数日遅れだが、7日目の3試合について、短く感想を書いてみる。
オーストラリア2:3オランダ
スペインをまさに粉砕したオランダ。あのようなサッカーは毎回できるわけではない。オーストラリアは前のチリとの対戦で、前半の前半でゴールを奪われてしまったが、その後は持ち直して、良い試合振りだった。
オランダが20分に先制したが、オーストラリアが21分に即同点とした。ともに素晴らしいゴールだった。オランダの先制点は中盤から Robben 選手の独擅場で、まさに個人技で決めた。しかしオーストラリアは直後に反撃して、中盤からの長いパスに Cahill 選手が合わせて鮮やかなボレーでゴールを決めた。前半オーストラリアは常に前に進み、試合の主導権を握っていた。どちらがオランダでどちらがオーストラリアかわからないほど。
後半はオーストラリアの2点目で始まった。これはまた議論になりそうな審判の判断でPK。オーストラリアが2:1とリードするという、予想外の展開だったが、4分後の58分にオランダは Van Persie 選手のゴールで同点とする。そして決勝点となったのは、遠くから放たれた Depay 選手のゴール。オランダが底力を見せた試合となった。
オーストラリアがもし他のグループであったならば、16強入りという可能性もあっただろうが、チリとオランダ、スペイン戦を残して、2戦2敗で敗退が決定した。しかし誇りにできる試合内容で敗れ去ったチーム。
スペイン0:2チリ
オランダに大敗を喫したスペイン。オランダが勝ったため、チリに負ければ、スペインはグループ・ステージでの敗退が決まる。一方チリは初戦でオーストラリアに勝利して、幸先良しといったところ。

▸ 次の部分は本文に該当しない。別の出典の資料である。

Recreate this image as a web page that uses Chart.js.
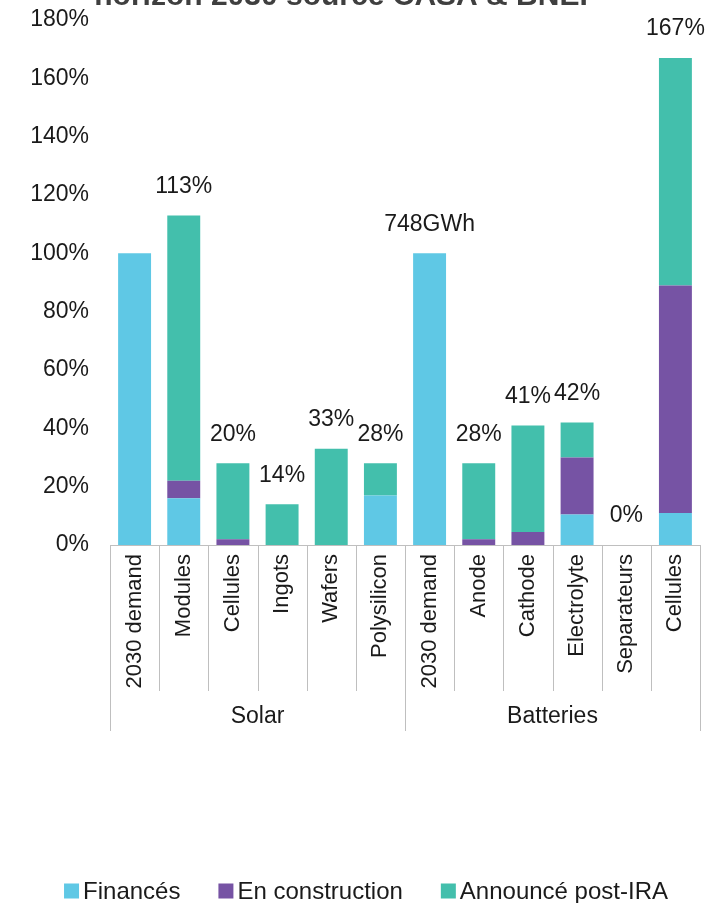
<!DOCTYPE html>
<html>
<head>
<meta charset="utf-8">
<title>Capacités US vs demande 2030</title>
<script src="https://cdn.jsdelivr.net/npm/chart.js@4.4.0/dist/chart.umd.min.js"></script>
<style>
  html, body { margin: 0; padding: 0; background: #fff; overflow: hidden; }
</style>
</head>
<body>
<canvas id="capacity" width="712" height="903"></canvas>
<script>
const categories = ['2030 demand', 'Modules', 'Cellules', 'Ingots', 'Wafers', 'Polysilicon',
  '2030 demand', 'Anode', 'Cathode', 'Electrolyte', 'Separateurs', 'Cellules'];
const groups = ['Solar', 'Batteries'];
const groupSize = 6;

// share of 2030 demand, in %
const finances = [100, 16, 0, 0, 0, 17, 100, 0, 0, 10.5, 0, 11];
const enConstruction = [0, 6, 2, 0, 0, 0, 0, 2, 4.5, 19.5, 0, 78];
const annoncePostIRA = [0, 91, 26, 14, 33, 11, 0, 26, 36.5, 12, 0, 78];
const totalLabels = ['', '113%', '20%', '14%', '33%', '28%', '748GWh', '28%', '41%', '42%', '0%', '167%'];

const titleText = 'horizon 2030 source CASA & BNEF';
const fontFamily = '"Liberation Sans", Arial, sans-serif';
const textColor = '#1a1a1a';
const lineColor = '#bfbfbf';

Chart.defaults.font.family = fontFamily;

// title line sits partly above the canvas edge
const topTitle = {
  id: 'topTitle',
  afterDraw(chart) {
    const ctx = chart.ctx;
    ctx.save();
    ctx.font = 'bold 30px ' + fontFamily;
    ctx.fillStyle = '#3f3f3f';
    ctx.textAlign = 'center';
    ctx.textBaseline = 'alphabetic';
    ctx.fillText(titleText, 346, 5);
    ctx.restore();
  },
};

// totals written over each stack
const stackLabels = {
  id: 'stackLabels',
  afterDatasetsDraw(chart) {
    const ctx = chart.ctx;
    const x = chart.scales.x;
    const y = chart.scales.y;
    ctx.save();
    ctx.font = '23px ' + fontFamily;
    ctx.fillStyle = textColor;
    ctx.textAlign = 'center';
    ctx.textBaseline = 'middle';
    for (let i = 0; i < categories.length; i++) {
      let total = 0;
      chart.data.datasets.forEach((ds) => { total += ds.data[i]; });
      ctx.fillText(totalLabels[i], x.getPixelForValue(i), y.getPixelForValue(total) - 29);
    }
    ctx.restore();
  },
};

// category separators and the Solar / Batteries row
const axisGroups = {
  id: 'axisGroups',
  afterDraw(chart) {
    const ctx = chart.ctx;
    const x = chart.scales.x;
    const bottom = chart.chartArea.bottom;
    const step = (x.right - x.left) / categories.length;
    ctx.save();
    ctx.strokeStyle = lineColor;
    ctx.lineWidth = 1;
    for (let i = 0; i <= categories.length; i++) {
      const px = Math.round(x.left + i * step) + 0.5;
      const len = i % groupSize === 0 ? 186 : 146;
      ctx.beginPath();
      ctx.moveTo(px, bottom);
      ctx.lineTo(px, bottom + len);
      ctx.stroke();
    }
    ctx.font = '23px ' + fontFamily;
    ctx.fillStyle = textColor;
    ctx.textAlign = 'center';
    ctx.textBaseline = 'middle';
    groups.forEach((g, k) => {
      const cx = x.left + (k * groupSize + groupSize / 2) * step;
      ctx.fillText(g, cx, bottom + 172);
    });
    ctx.restore();
  },
};

// legend row at the foot of the canvas, square swatch tight against its text
const footLegend = {
  id: 'footLegend',
  afterDraw(chart) {
    const ctx = chart.ctx;
    const box = 15;
    const gap = 4;
    const spacing = 38;
    const cy = 891;
    ctx.save();
    ctx.font = '24px ' + fontFamily;
    ctx.textBaseline = 'middle';
    ctx.textAlign = 'left';
    const items = chart.data.datasets.map((ds) => ({
      text: ds.label,
      color: ds.backgroundColor,
      w: ctx.measureText(ds.label).width,
    }));
    let total = 0;
    items.forEach((it, i) => { total += box + gap + it.w + (i > 0 ? spacing : 0); });
    let px = 366 - total / 2;
    items.forEach((it) => {
      ctx.fillStyle = it.color;
      ctx.fillRect(px, cy - box / 2, box, box);
      ctx.fillStyle = textColor;
      ctx.fillText(it.text, px + box + gap, cy + 1);
      px += box + gap + it.w + spacing;
    });
    ctx.restore();
  },
};

const ctx = document.getElementById('capacity').getContext('2d');

const capacityChart = new Chart(ctx, {
  type: 'bar',
  data: {
    labels: categories,
    datasets: [
      { label: 'Financés', data: finances, backgroundColor: '#5fc8e5' },
      { label: 'En construction', data: enConstruction, backgroundColor: '#7653a4' },
      { label: 'Announcé post-IRA', data: annoncePostIRA, backgroundColor: '#43bfac' },
    ],
  },
  options: {
    responsive: false,
    maintainAspectRatio: false,
    devicePixelRatio: 1,
    animation: false,
    layout: { padding: { top: 20, right: 12, bottom: 0, left: 0 } },
    datasets: {
      bar: { categoryPercentage: 1, barPercentage: 0.67, borderWidth: 0 },
    },
    scales: {
      x: {
        stacked: true,
        grid: { display: false, drawTicks: false },
        border: { display: true, color: lineColor, width: 1 },
        ticks: {
          autoSkip: false,
          minRotation: 90,
          maxRotation: 90,
          padding: 9,
          color: textColor,
          font: { size: 22 },
        },
        afterFit: (scale) => { scale.height = 358; },
      },
      y: {
        stacked: true,
        min: 0,
        max: 180,
        grid: { display: false, drawTicks: false },
        border: { display: false },
        ticks: {
          stepSize: 20,
          padding: 21,
          color: textColor,
          font: { size: 23 },
          callback: (v) => v + '%',
        },
        afterFit: (scale) => {
          scale.width = 110;
          // top tick may reach above the plot, it has room up to the canvas edge
          scale.paddingTop = 0;
        },
      },
    },
    plugins: {
      legend: { display: false },
      tooltip: { enabled: false },
    },
  },
  plugins: [topTitle, stackLabels, axisGroups, footLegend],
});
</script>
</body>
</html>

先制したのはチリだった。スペイン陣内で球を奪い、短いパスで繋げ、パスを回し、まさにチームワークで得点機を作りだし、しっかりと Vargas 選手が決めた。2点目もチリ。FKからスペインGK Casillas 選手の弾いた球を押し込んでゴール。スペインには、覇気も緻密なプレーもなく、ボールを奪われたり、パスがミスあるいはチリの選手に読まれてしまい繋がらなかった。チリが2:0とリードする場面で前半が終了した。
グループ・ステージ突破を現実的にするには勝つことが求められるスペイン。後半はどれだけ攻めるか期待していたのだが、後半開始数分は勢いがあったものの、その後も、試合をひっくり返すような展開ではなかった。ストライカーの Diego Costa 選手には決めるべきであった得点機を逃し、後は数回遠くからのシュートがあったが、得点に至らなかった。
スペインは不運で負けたのではない。チリの組織力と運動量と素早さに負けた。盛者必衰、これはスペインの黄金時代の終焉を意味するだろうか。そうかもしれない。それでも、スペインのサッカーは美しく観ていて楽しい。新しくストライカーを起用したフォーメーションに、選手全員が馴染んでいたようには見えなかった。これからスペインのサッカーの新しい歴史が始まるだろう。2016年欧州選手権には出場するだろうし、どのようなサッカーになるのか、既に楽しみにしている。
カメルーン0:4クロアチア
開幕戦でブラジル相手に奮戦し、PK判定に泣いたクロアチア、そしてどうもちぐはぐな感じがしてならないカメルーン。
前半はクロアチアがゲームの主導権は早々から握る展開。11分に Olić 選手のゴールでリード。カメルーンは時として良い動きがあったし、クロアチアの中盤選手に十分な空間を与えないという点では機能していたが、試合の流れはほぼ一貫してクロアチアのペースだった。カメルーンにはチーム内のいざこざがある模様。果たしてそれが理由だろうか、前半終了に Song 選手が退場処分に。クロアチア選手の背中を肘で殴るという暴挙。10人体制になったカメルーンに対し、クロアチアは後半に3点を加えて、勝利。もし前大会に内紛で敗れ去ったチームがフランスだとすれば、今回自滅した代表はカメルーンだろう。それもピッチ上で味方同士が頭突くという非常に恥ずかしい行為があった。